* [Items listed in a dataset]
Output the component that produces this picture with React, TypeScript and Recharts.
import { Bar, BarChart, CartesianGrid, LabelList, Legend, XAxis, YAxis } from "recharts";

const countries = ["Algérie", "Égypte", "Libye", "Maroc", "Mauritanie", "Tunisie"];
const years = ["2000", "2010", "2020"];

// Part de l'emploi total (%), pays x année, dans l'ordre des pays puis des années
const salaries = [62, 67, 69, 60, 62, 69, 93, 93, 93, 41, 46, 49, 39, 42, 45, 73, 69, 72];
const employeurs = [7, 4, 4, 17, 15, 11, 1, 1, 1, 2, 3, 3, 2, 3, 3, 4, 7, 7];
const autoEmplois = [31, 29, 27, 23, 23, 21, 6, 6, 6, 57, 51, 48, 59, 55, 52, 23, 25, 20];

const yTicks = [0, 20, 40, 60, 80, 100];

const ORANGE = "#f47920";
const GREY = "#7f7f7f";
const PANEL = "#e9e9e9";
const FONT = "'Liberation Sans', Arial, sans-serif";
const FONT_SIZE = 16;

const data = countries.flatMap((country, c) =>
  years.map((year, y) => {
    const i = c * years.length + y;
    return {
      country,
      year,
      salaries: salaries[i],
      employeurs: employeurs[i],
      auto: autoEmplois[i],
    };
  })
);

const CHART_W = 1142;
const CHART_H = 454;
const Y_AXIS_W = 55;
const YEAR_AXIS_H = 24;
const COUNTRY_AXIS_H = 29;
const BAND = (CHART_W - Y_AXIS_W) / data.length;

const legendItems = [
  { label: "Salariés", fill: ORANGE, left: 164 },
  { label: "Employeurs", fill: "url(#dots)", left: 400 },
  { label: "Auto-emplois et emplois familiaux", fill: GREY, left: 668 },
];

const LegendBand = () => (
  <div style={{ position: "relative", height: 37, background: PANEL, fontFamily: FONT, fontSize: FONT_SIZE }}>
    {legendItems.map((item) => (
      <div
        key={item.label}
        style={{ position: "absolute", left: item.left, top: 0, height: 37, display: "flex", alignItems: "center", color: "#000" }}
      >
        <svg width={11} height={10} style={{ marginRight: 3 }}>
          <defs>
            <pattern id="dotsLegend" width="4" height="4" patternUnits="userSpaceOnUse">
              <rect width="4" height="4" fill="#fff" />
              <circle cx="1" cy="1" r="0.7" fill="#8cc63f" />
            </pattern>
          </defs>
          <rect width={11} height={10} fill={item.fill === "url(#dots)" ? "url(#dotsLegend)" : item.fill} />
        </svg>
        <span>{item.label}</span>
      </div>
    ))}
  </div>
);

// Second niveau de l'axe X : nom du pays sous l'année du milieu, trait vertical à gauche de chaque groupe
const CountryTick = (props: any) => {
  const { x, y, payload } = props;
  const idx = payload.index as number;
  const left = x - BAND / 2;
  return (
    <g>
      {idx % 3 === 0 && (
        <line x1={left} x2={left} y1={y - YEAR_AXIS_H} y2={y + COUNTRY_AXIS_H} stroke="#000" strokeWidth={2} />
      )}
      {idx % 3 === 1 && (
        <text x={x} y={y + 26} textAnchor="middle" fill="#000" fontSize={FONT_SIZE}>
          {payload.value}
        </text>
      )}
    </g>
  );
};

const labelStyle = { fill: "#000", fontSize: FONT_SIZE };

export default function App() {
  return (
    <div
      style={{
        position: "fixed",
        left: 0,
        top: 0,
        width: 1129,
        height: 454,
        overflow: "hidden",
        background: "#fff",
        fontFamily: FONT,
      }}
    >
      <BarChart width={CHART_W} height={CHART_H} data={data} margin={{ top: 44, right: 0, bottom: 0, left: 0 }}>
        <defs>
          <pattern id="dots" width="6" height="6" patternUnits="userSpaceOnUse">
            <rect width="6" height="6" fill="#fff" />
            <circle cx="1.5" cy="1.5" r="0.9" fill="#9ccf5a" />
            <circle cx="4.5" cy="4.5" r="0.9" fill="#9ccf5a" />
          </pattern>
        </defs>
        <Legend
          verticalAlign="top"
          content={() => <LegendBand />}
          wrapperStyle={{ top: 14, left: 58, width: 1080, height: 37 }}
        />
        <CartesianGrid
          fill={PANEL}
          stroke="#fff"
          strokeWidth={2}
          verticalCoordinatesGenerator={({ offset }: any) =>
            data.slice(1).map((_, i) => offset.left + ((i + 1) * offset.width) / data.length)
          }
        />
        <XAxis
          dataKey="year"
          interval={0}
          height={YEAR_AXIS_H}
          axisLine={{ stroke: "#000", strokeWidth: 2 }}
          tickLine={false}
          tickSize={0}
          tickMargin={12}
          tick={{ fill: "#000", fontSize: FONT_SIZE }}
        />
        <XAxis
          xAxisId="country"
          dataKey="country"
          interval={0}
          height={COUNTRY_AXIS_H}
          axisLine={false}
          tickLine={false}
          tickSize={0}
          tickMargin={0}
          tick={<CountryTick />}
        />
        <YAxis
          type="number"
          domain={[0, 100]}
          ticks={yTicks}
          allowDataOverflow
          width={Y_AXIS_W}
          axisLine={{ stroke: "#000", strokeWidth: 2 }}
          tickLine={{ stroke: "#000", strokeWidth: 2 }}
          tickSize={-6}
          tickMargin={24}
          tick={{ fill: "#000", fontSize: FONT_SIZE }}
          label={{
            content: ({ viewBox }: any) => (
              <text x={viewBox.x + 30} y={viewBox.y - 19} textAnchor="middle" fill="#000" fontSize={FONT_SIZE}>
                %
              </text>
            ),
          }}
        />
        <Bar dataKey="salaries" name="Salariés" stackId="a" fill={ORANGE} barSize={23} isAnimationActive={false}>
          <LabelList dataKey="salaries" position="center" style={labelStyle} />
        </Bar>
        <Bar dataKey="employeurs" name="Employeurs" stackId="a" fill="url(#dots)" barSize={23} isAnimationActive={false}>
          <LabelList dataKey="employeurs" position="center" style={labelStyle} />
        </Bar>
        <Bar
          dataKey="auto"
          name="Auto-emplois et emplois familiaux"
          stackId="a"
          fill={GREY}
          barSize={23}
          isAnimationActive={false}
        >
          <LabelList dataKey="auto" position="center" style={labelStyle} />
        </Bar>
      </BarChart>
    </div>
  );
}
* * *
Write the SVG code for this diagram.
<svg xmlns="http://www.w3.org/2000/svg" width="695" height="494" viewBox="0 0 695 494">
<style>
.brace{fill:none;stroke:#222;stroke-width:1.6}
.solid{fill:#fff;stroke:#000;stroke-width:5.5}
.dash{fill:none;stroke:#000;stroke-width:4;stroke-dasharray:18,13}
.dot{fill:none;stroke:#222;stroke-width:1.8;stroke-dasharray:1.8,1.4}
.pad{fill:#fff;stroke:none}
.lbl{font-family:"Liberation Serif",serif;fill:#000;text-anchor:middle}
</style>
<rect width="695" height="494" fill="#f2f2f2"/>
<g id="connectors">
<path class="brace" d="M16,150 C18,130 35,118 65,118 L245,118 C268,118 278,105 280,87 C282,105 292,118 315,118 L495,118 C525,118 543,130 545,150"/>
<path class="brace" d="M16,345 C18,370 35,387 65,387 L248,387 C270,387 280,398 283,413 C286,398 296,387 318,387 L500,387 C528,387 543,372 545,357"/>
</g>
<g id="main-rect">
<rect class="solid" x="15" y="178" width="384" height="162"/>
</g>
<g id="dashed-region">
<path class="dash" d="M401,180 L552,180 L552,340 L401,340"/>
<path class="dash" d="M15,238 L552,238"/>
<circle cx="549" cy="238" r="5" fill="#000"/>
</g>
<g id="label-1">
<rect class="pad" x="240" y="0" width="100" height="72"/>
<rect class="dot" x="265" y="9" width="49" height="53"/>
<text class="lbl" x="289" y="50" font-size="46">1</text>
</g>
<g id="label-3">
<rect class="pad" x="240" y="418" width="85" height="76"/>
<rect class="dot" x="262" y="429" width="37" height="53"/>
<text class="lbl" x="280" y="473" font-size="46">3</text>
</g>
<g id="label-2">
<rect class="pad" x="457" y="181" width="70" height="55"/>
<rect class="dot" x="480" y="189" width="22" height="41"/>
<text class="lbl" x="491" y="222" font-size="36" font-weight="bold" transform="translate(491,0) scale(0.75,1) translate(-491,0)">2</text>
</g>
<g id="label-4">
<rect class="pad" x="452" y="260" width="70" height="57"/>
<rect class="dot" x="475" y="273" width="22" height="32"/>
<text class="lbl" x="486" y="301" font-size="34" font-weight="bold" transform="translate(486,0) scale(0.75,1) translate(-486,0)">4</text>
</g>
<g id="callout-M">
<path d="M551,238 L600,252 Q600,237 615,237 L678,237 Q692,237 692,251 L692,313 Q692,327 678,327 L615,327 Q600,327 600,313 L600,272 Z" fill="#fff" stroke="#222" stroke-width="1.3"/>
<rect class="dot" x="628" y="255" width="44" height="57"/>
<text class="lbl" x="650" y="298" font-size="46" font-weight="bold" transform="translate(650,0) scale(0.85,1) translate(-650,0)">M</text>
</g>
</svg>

* [Task directions]
Retype precisely, and only, the span of lines that opens at the line containing "Output the component" and closes at the line containing "const FONT_SIZE = 16;", both inclusive.

* [Result below]
Output the component that produces this picture with React, TypeScript and Recharts.
import { Bar, BarChart, CartesianGrid, LabelList, Legend, XAxis, YAxis } from "recharts";

const countries = ["Algérie", "Égypte", "Libye", "Maroc", "Mauritanie", "Tunisie"];
const years = ["2000", "2010", "2020"];

// Part de l'emploi total (%), pays x année, dans l'ordre des pays puis des années
const salaries = [62, 67, 69, 60, 62, 69, 93, 93, 93, 41, 46, 49, 39, 42, 45, 73, 69, 72];
const employeurs = [7, 4, 4, 17, 15, 11, 1, 1, 1, 2, 3, 3, 2, 3, 3, 4, 7, 7];
const autoEmplois = [31, 29, 27, 23, 23, 21, 6, 6, 6, 57, 51, 48, 59, 55, 52, 23, 25, 20];

const yTicks = [0, 20, 40, 60, 80, 100];

const ORANGE = "#f47920";
const GREY = "#7f7f7f";
const PANEL = "#e9e9e9";
const FONT = "'Liberation Sans', Arial, sans-serif";
const FONT_SIZE = 16;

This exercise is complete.